挨拶には様々な効果があり、よい印象を与えたり、親しみやすさを感じさせます。名古屋芸術大学教授の阿部孝氏は挨拶をすることは日常的行為、儀礼的行為であるとしながらも、道徳心を養い、他者に感謝を伝えるための行動と述べています。挨拶を日頃から行っておくことで、話し合いに応じやすい雰囲気や近くに住んでいる者としての良好な関係性を構築しておくことで、トラブルにまで発展させずに騒音を収めることができる可能性があります。

自分が出している音に配慮する

騒音トラブルは相互的な問題である場合が多いため、自分が発している音にも気を配りましょう。例えばテレビや楽器など音を出す際は窓を閉める、窓に隙間をふさぐような工夫をするなどの音漏れ対策や、振動対策カーペットを敷いて足音に配慮する姿勢など、些細なことでも気が付いたことから実行してみましょう。
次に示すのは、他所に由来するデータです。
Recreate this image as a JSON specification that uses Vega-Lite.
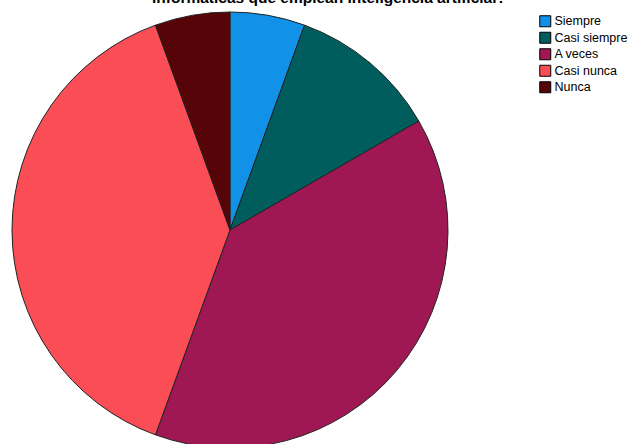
{
  "$schema": "https://vega.github.io/schema/vega-lite/v6.json",
  "width": 436,
  "height": 436,
  "autosize": {"type": "none"},
  "padding": {"left": 12, "top": 12, "right": 183, "bottom": 0},
  "background": "white",
  "config": {"view": {"stroke": null}, "font": "Liberation Sans"},
  "title": {
    "text": "informáticas que emplean inteligencia artificial?",
    "anchor": "middle",
    "dx": 99,
    "offset": -8,
    "fontSize": 15.5,
    "fontWeight": "bold",
    "font": "Liberation Sans",
    "color": "black",
    "baseline": "alphabetic"
  },
  "data": {
    "values": [
      {"respuesta": "Siempre", "n": 1, "orden": 1},
      {"respuesta": "Casi siempre", "n": 2, "orden": 2},
      {"respuesta": "A veces", "n": 7, "orden": 3},
      {"respuesta": "Casi nunca", "n": 7, "orden": 4},
      {"respuesta": "Nunca", "n": 1, "orden": 5}
    ]
  },
  "mark": {"type": "arc", "stroke": "#222222", "strokeWidth": 1},
  "encoding": {
    "theta": {"field": "n", "type": "quantitative", "stack": true},
    "order": {"field": "orden", "type": "quantitative"},
    "color": {
      "field": "respuesta",
      "type": "nominal",
      "scale": {
        "domain": ["Siempre", "Casi siempre", "A veces", "Casi nunca", "Nunca"],
        "range": ["#1192e8", "#005d5d", "#9f1853", "#fa4d56", "#570408"]
      },
      "legend": {
        "title": null,
        "orient": "none",
        "legendX": 527,
        "legendY": 3,
        "symbolType": "square",
        "symbolSize": 121,
        "symbolStrokeColor": "black",
        "symbolStrokeWidth": 1,
        "symbolOpacity": 1,
        "labelFontSize": 12.5,
        "labelFont": "Liberation Sans",
        "labelColor": "black",
        "labelOffset": 3,
        "rowPadding": 0.5,
        "padding": 0
      }
    }
  }
}
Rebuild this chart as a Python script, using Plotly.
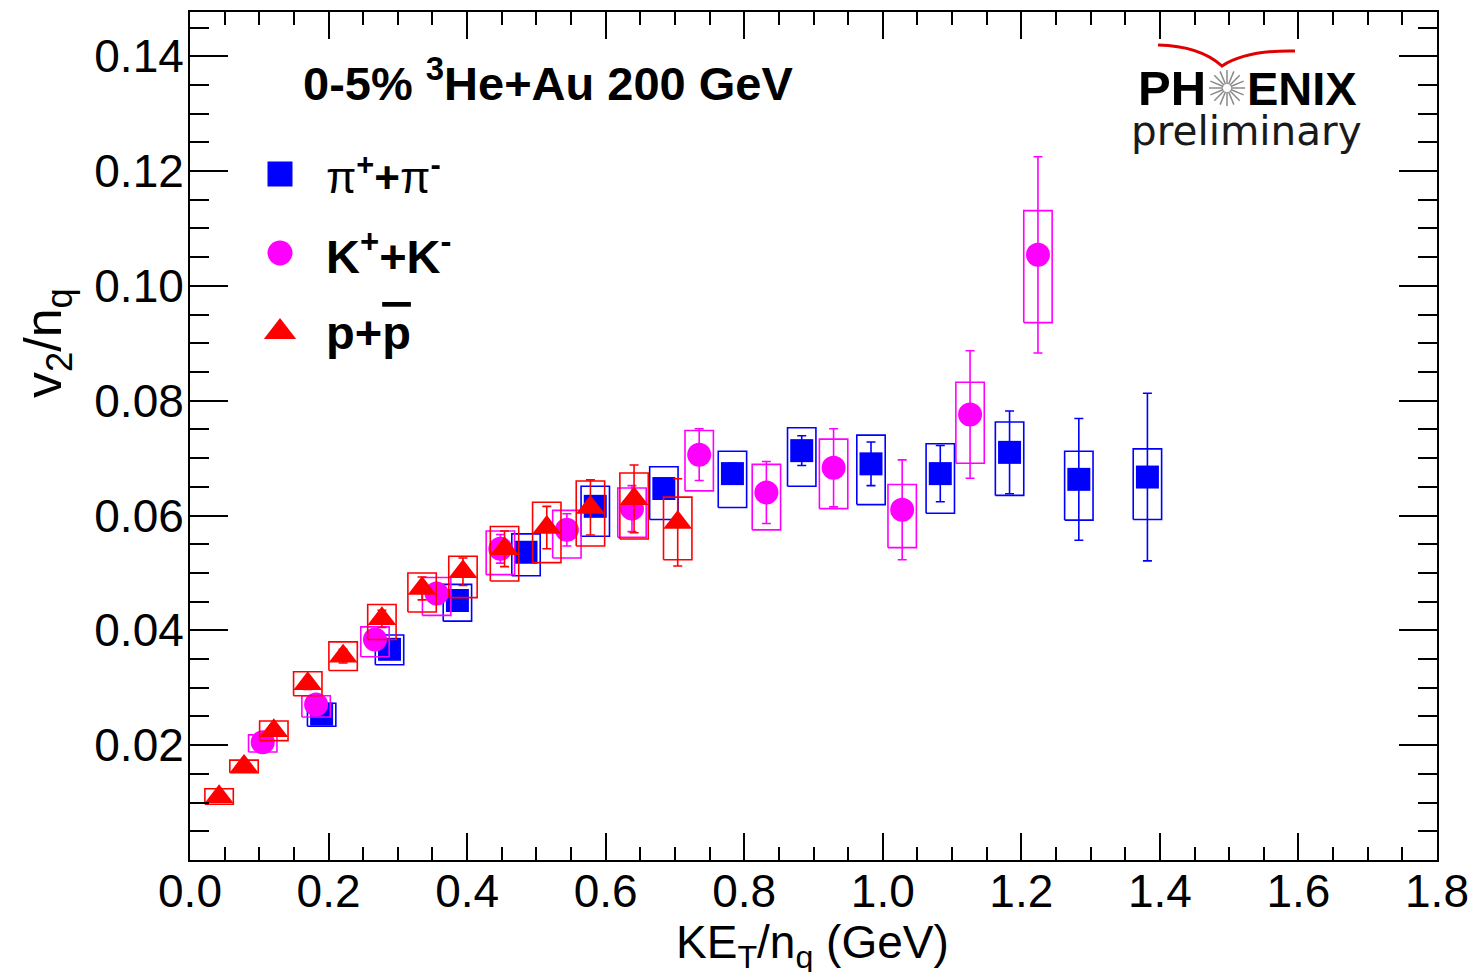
import math
import plotly.graph_objects as go

# ---------------- data ----------------
SERIES_NAMES = ["π<sup>+</sup>+π<sup>-</sup>", "K<sup>+</sup>+K<sup>-</sup>", "p+p̄"]

PI_KET = [0.190, 0.288, 0.386, 0.485, 0.585, 0.684, 0.783, 0.883, 0.983, 1.083, 1.183, 1.283, 1.382]
PI_V2 = [0.0254, 0.0367, 0.0452, 0.0536, 0.0616, 0.0647, 0.0673, 0.0713, 0.0690, 0.0673, 0.0710, 0.0663, 0.0667]
PI_STAT = [0.0006, 0.0008, 0.0010, 0.0012, 0.0014, 0.0016, 0.0018, 0.0026, 0.0038, 0.0049, 0.0072, 0.0106, 0.0146]
PI_SYS_HI = [0.0019, 0.0025, 0.0028, 0.0032, 0.0035, 0.0038, 0.0039, 0.0040, 0.0050, 0.0052, 0.0053, 0.0049, 0.0049]
PI_SYS_LO = [0.0021, 0.0027, 0.0036, 0.0041, 0.0052, 0.0054, 0.0059, 0.0062, 0.0071, 0.0069, 0.0075, 0.0071, 0.0074]

K_KET = [0.105, 0.182, 0.267, 0.356, 0.448, 0.544, 0.638, 0.735, 0.832, 0.929, 1.028, 1.126, 1.224]
K_V2 = [0.0205, 0.0271, 0.0384, 0.0464, 0.0542, 0.0575, 0.0612, 0.0706, 0.0640, 0.0683, 0.0610, 0.0776, 0.1054]
K_STAT = [0.0005, 0.0007, 0.0010, 0.0015, 0.0025, 0.0028, 0.0040, 0.0045, 0.0054, 0.0068, 0.0087, 0.0111, 0.0171]
K_SYS_HI = [0.0013, 0.0015, 0.0022, 0.0028, 0.0031, 0.0034, 0.0036, 0.0042, 0.0049, 0.0050, 0.0044, 0.0056, 0.0077]
K_SYS_LO = [0.0017, 0.0022, 0.0030, 0.0038, 0.0045, 0.0049, 0.0050, 0.0063, 0.0065, 0.0071, 0.0066, 0.0085, 0.0118]

P_KET = [0.042, 0.078, 0.121, 0.170, 0.221, 0.277, 0.335, 0.394, 0.454, 0.515, 0.578, 0.641, 0.704]
P_V2 = [0.0110, 0.0163, 0.0225, 0.0307, 0.0355, 0.0420, 0.0473, 0.0502, 0.0542, 0.0579, 0.0614, 0.0629, 0.0588]
P_STAT = [0.0005, 0.0006, 0.0008, 0.0010, 0.0012, 0.0015, 0.0020, 0.0024, 0.0031, 0.0037, 0.0048, 0.0059, 0.0076]
P_SYS_HI = [0.0014, 0.0011, 0.0017, 0.0021, 0.0025, 0.0025, 0.0027, 0.0027, 0.0039, 0.0044, 0.0046, 0.0045, 0.0044]
P_SYS_LO = [0.0013, 0.0011, 0.0017, 0.0021, 0.0025, 0.0036, 0.0041, 0.0045, 0.0056, 0.0061, 0.0067, 0.0070, 0.0065]

BOX_HALF_WIDTH = 0.0205  # half width (GeV) of the systematic boxes

X_TICKS = [0.0, 0.2, 0.4, 0.6, 0.8, 1.0, 1.2, 1.4, 1.6, 1.8]
X_TICK_LABELS = ["0.0", "0.2", "0.4", "0.6", "0.8", "1.0", "1.2", "1.4", "1.6", "1.8"]
Y_TICKS = [0.02, 0.04, 0.06, 0.08, 0.10, 0.12, 0.14]
Y_TICK_LABELS = ["0.02", "0.04", "0.06", "0.08", "0.10", "0.12", "0.14"]

TITLE_TEXT = "<b>0-5% <sup>3</sup>He+Au 200 GeV</b>"
X_TITLE = "KE<sub>T</sub>/n<sub>q</sub> (GeV)"
Y_TITLE = "v<sub>2</sub>/n<sub>q</sub>"

# ---------------- styling ----------------
W, H = 1475, 972
ML, MR, MT, MB = 190, 38, 12, 112
PW, PH = W - ML - MR, H - MT - MB
ARIAL = "Liberation Sans, Arial, sans-serif"

COLORS = ["#0000ff", "#ff00ff", "#ff0000"]
SYMBOLS = ["square", "circle", "triangle-up"]
SIZES = [23, 24, 25]


def pxx(px):
    return (px - ML) / PW


def pxy(py):
    return (MT + PH - py) / PH


series = [
    (PI_KET, PI_V2, PI_STAT, PI_SYS_HI, PI_SYS_LO),
    (K_KET, K_V2, K_STAT, K_SYS_HI, K_SYS_LO),
    (P_KET, P_V2, P_STAT, P_SYS_HI, P_SYS_LO),
]

fig = go.Figure()

for i, (xs, ys, st, shi, slo) in enumerate(series):
    bx, by = [], []
    for x, y, hi, lo in zip(xs, ys, shi, slo):
        x0, x1 = x - BOX_HALF_WIDTH, x + BOX_HALF_WIDTH
        y0, y1 = y - lo, y + hi
        bx += [x0, x1, x1, x0, x0, None]
        by += [y0, y0, y1, y1, y0, None]
    fig.add_trace(go.Scatter(x=bx, y=by, mode="lines",
                             line=dict(color=COLORS[i], width=1.6),
                             showlegend=False, hoverinfo="skip"))
    fig.add_trace(go.Scatter(
        x=xs, y=ys, mode="markers",
        marker=dict(symbol=SYMBOLS[i], size=SIZES[i], color=COLORS[i], line=dict(width=0)),
        error_y=dict(type="data", array=st, visible=True, color=COLORS[i],
                     thickness=1.6, width=4.5),
        name=SERIES_NAMES[i], showlegend=False))

# manual legend on an overlay (paper-like) axis
LEG_X = pxx(280)
LEG_Y = [pxy(174), pxy(253), pxy(332)]
LEG_SIZES = [25, 25, 28]
for i in range(3):
    fig.add_trace(go.Scatter(
        x=[LEG_X], y=[LEG_Y[i]], xaxis="x2", yaxis="y2", mode="markers",
        marker=dict(symbol=SYMBOLS[i], size=LEG_SIZES[i], color=COLORS[i], line=dict(width=0)),
        showlegend=False, hoverinfo="skip"))

legend_texts = [
    "π<sup><b>+</b></sup><b>+</b>π<sup><b>-</b></sup>",
    "<b>K<sup>+</sup>+K<sup>-</sup></b>",
    "<b>p+<span style='text-decoration:overline'>p</span></b>",
]
legend_sizes = [44, 47, 47]

annotations = []
for i, t in enumerate(legend_texts):
    annotations.append(dict(x=pxx(324), y=LEG_Y[i], xref="paper", yref="paper",
                            text=t, showarrow=False, xanchor="left", yanchor="middle",
                            font=dict(family=ARIAL, size=legend_sizes[i], color="black")))

annotations.append(dict(x=pxx(301), y=pxy(80), xref="paper", yref="paper", text=TITLE_TEXT,
                        showarrow=False, xanchor="left", yanchor="middle",
                        font=dict(family=ARIAL, size=47, color="black")))

# axis titles
annotations.append(dict(x=pxx(812), y=pxy(945), xref="paper", yref="paper", text=X_TITLE,
                        showarrow=False, xanchor="center", yanchor="middle",
                        font=dict(family=ARIAL, size=46, color="black")))
annotations.append(dict(x=pxx(47), y=pxy(343), xref="paper", yref="paper", text=Y_TITLE,
                        showarrow=False, xanchor="center", yanchor="middle", textangle=-90,
                        font=dict(family=ARIAL, size=52, color="black")))

# PHENIX logo
annotations.append(dict(x=pxx(1208), y=pxy(88), xref="paper", yref="paper", text="<b>PH</b>",
                        showarrow=False, xanchor="right", yanchor="middle",
                        font=dict(family=ARIAL, size=49, color="black")))
annotations.append(dict(x=pxx(1245), y=pxy(88), xref="paper", yref="paper", text="<b>ENIX</b>",
                        showarrow=False, xanchor="left", yanchor="middle",
                        font=dict(family=ARIAL, size=47, color="black")))
annotations.append(dict(x=pxx(1246), y=pxy(131), xref="paper", yref="paper", text="preliminary",
                        showarrow=False, xanchor="center", yanchor="middle",
                        font=dict(family="DejaVu Sans", size=40.5, color="#1a1a1a")))

shapes = []
# star burst of the logo
cx, cy = 1227, 88
path = ""
for k in range(16):
    a = 2 * math.pi * k / 16
    x0, y0 = cx + 4 * math.cos(a), cy + 4 * math.sin(a)
    x1, y1 = cx + 18 * math.cos(a), cy + 18 * math.sin(a)
    path += f"M{pxx(x0):.5f},{pxy(y0):.5f} L{pxx(x1):.5f},{pxy(y1):.5f} "
shapes.append(dict(type="path", xref="paper", yref="paper", path=path,
                   line=dict(color="#8a8a8a", width=1.5)))
# red arc
arc = (f"M{pxx(1158):.5f},{pxy(45):.5f} Q{pxx(1200):.5f},{pxy(46):.5f} {pxx(1222):.5f},{pxy(66):.5f} "
       f"Q{pxx(1246):.5f},{pxy(50):.5f} {pxx(1295):.5f},{pxy(51):.5f}")
shapes.append(dict(type="path", xref="paper", yref="paper", path=arc,
                   line=dict(color="#e00000", width=3)))

axis_common = dict(showgrid=False, zeroline=False, showline=True, linecolor="black",
                   linewidth=2, mirror="allticks", ticks="inside", tickcolor="black",
                   tickwidth=1.6, automargin=False,
                   tickfont=dict(family=ARIAL, size=46, color="black"))

fig.update_layout(
    width=W, height=H,
    margin=dict(l=ML, r=MR, t=MT, b=MB, pad=0, autoexpand=False),
    paper_bgcolor="white", plot_bgcolor="white",
    showlegend=False,
    xaxis=dict(range=[0, 1.8], tickmode="array", tickvals=X_TICKS, ticktext=X_TICK_LABELS,
               ticklen=27, ticklabelstandoff=-10,
               minor=dict(ticks="inside", ticklen=13, tickmode="linear", tick0=0, dtick=0.05,
                          tickcolor="black", tickwidth=1.6),
               **axis_common),
    yaxis=dict(range=[0, 0.1477], tickmode="array", tickvals=Y_TICKS, ticktext=Y_TICK_LABELS,
               ticklen=38, ticklabelstandoff=-5,
               minor=dict(ticks="inside", ticklen=19, tickmode="linear", tick0=0, dtick=0.005,
                          tickcolor="black", tickwidth=1.6),
               **axis_common),
    xaxis2=dict(overlaying="x", range=[0, 1], visible=False),
    yaxis2=dict(overlaying="y", range=[0, 1], visible=False),
    annotations=annotations,
    shapes=shapes,
)

fig.write_html("out.html")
クレームが入った場合でも、こうした取り組みをしていることを伝えると一定の理解を得られる場合もあります。戸建であるか集合住宅であるかは問わず、同じエリアで生活するものとして、自分も配慮していく姿勢が求められます。

自分が譲れない生活に関するこだわり以外は妥協する

どれだけ慎重に住まいを選んだとしても、実際に住んでみないと分からないことや、隣人が入れ替わるなどの状況は起こりえます。ライフスタイルが多様化している現在、自分と同じような価値観、考え方ばかりの人ではありません。そのため、自分にとって最も譲れないこと、優先度の高いこと以外は妥協することも重要です。

たとえば職場・学校へのアクセスを優先したい場合に騒音があるのはやむを得ないといった判断をしたり、鳴き声の響く鳥を飼う場合はアクセスを妥協してもペット可物件を探すといった行動が考えられます。

騒音トラブルのない住まい探しは自分の価値観を知ることから

騒音トラブルを防ぐ住まい探しには、自分自身の価値観を明確にすることが欠かせません。静寂を重視するのか、利便性を優先するのか、家族やペットとの生活をどうデザインするのか、自分の生活において「譲れないポイント」を知ることが重要です。譲れない価値観が明確であれば、住まい探しの際に迷いを減らし、妥協できる点とのバランスを取りやすくなります。

また、住む地域や建物の環境が自分の価値観に合致しているかどうかを確認することで、入居後のトラブルを予防しやすくなります。騒音トラブルのない快適な住環境を得るためには、自分の理想と現実をしっかり照らし合わせながら慎重に選択することが大切です。